Antes, um quilo de tortilhas custava cerca de 3,5 pesos, mas a escassez de farinha de milho rapidamente fez disparar o preço do «pão mexicano» até valores que chegaram próximos dos 15 pesos.
O aumento da procura de milho para transformação em etanol nos EUA e o açambarcamento de elevadas quantidades daquele cereal por entrepostos distribuidores gananciosos – no último mês chovem as denúncias populares sobre armazéns contendo toneladas de milho escondido, queixas a que o governo procura dar resposta sem sucesso - são parte da explicação oficial, mas mais não fazem que ocultar as causa profundas.

Dependência extrema

À chamada crise das tortilhas respondeu Calderón, a meio do mês de Janeiro, com o estabelecimento de um preço consensual de 8,5 pesos, medida aplaudida pelos grandes distribuidores e agrários nacionais e internacionais, mas considerada insuficiente pelo povo e pelos pequenos produtores e comerciantes. A população, vítima da fome e da especulação (o consumo de tortilhas caiu entre 20 e 30 por cento em apenas três semanas com graves reflexos na quantidade de calorias diariamente ingeridas), os agentes económicos locais, incapazes de competir com as grandes cadeias do sector.
A semana passada, o governo voltou a tentar remendar a crise com o anúncio da importação de centenas de milhares de toneladas de milho dos EUA, mas a decisão, ao invés de se demonstrar eficaz, só agrava ainda mais a dependência do México face aos interesses das multinacionais.
Para compreender as razões da crise no país é necessário ter em conta que o México integra o espaço de livre comércio com o Canadá e os EUA.
O Tratado Norte-Americano de Livre Comércio (North American Free Trade Agreement, Nafta, na sigla inglesa) colocou o México no lugar do Japão como o maior parceiro comercial dos EUA, mas arrasou a política económica e agrícola do país em poucos anos. Milhares de camponeses ficaram sem subsídios à produção de um momento para o outro. Os salários nas cidades caíram abruptamente. Pelo menos metade da população trabalha em regime precário e as jornadas de trabalho atingem níveis de exploração extrema. O crescimento económico antes pujante é agora abaixo de mediano.
O milho cultivado no país foi progressivamente substituído pelo homólogo com a chancela de multinacionais como a Monsanto. Os excedentes made in USA, em 2008, vão inundar sem barreiras o mercado mexicano.

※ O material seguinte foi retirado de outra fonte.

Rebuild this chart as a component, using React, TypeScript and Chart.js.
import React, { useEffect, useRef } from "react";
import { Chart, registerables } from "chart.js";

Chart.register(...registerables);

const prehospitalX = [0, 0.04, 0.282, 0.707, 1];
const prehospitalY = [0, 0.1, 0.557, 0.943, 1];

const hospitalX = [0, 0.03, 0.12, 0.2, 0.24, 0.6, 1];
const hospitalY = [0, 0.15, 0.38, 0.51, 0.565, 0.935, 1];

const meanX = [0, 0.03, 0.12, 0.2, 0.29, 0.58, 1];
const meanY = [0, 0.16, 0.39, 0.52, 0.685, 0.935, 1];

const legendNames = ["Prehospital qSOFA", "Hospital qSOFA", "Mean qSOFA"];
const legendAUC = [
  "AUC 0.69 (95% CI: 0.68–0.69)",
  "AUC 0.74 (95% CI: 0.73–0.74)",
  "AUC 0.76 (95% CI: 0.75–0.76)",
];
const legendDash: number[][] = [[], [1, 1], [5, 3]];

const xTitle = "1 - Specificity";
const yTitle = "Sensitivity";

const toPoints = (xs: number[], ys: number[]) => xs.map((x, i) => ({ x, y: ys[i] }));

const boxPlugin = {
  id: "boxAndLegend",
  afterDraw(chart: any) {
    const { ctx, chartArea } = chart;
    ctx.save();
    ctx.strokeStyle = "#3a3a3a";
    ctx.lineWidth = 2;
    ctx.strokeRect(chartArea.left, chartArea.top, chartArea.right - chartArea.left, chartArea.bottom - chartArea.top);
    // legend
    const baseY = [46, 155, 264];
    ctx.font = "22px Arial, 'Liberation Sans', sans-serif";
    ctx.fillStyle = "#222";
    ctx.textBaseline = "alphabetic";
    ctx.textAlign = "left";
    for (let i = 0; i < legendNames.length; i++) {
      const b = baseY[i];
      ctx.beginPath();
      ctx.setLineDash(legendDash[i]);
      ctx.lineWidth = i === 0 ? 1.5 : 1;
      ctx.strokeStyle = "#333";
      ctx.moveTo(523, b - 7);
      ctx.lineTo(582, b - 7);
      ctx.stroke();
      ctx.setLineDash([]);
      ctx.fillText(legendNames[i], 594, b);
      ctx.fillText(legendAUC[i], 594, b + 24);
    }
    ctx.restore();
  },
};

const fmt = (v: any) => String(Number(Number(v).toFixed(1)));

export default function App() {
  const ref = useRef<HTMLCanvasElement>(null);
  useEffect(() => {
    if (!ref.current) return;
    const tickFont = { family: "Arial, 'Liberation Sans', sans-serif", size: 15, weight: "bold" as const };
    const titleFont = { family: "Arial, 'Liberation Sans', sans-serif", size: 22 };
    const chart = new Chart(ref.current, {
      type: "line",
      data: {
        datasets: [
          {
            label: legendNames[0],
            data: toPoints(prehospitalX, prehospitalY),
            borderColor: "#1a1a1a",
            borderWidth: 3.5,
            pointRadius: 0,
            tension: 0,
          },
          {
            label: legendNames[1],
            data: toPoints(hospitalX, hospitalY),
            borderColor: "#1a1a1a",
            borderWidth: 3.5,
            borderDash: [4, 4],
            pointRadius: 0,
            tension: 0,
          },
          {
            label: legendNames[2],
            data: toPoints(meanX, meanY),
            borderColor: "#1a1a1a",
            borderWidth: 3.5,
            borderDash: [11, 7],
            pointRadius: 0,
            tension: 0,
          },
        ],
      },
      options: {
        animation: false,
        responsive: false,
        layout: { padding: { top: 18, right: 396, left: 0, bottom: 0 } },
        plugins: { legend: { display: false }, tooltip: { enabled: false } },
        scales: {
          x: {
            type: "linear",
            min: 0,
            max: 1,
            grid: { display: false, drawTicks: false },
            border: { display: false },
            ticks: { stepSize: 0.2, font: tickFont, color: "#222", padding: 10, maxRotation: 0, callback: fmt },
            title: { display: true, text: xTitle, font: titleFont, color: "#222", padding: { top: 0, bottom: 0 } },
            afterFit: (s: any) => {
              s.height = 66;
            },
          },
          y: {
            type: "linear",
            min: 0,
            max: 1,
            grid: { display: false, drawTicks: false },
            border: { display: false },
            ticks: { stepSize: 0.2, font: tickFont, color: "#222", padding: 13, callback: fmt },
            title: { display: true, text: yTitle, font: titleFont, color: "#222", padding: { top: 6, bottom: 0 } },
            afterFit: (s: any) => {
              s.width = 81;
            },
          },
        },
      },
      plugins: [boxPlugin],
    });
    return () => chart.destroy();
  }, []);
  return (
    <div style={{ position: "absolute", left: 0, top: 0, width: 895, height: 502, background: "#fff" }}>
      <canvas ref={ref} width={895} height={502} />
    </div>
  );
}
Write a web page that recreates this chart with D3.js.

Um ano antes, a política de choque teve início pela mão de Calderón.

Obrador reclama política social

Em périplo por várias regiões do país, o vencedor não reconhecido das últimas eleições no México, Andrés Manuel López Obrador, defende que o governo não pode capitular perante os interesses das companhias petrolíferas norte-americanas concedendo-lhes a exploração das jazidas de hidrocarbonetos.
Num comício na conturbada região de Chiapas, Obrador afirmou que «o povo não pode permitir a entrega dos recursos naturais a particulares, nacionais ou estrangeiros, porque tal resultaria na ruína do Estado».
O ex-candidato à presidência explicou que cerca de 40 por cento do orçamento do país depende directamente dos lucros do petróleo, por isso, entregá-lo a privados seria um negócio lesivo aos interesses do país e do povo. Obrador teme que com tal medida, sectores como a saúde ou a educação vejam os respectivos orçamentos serem drasticamente cortados.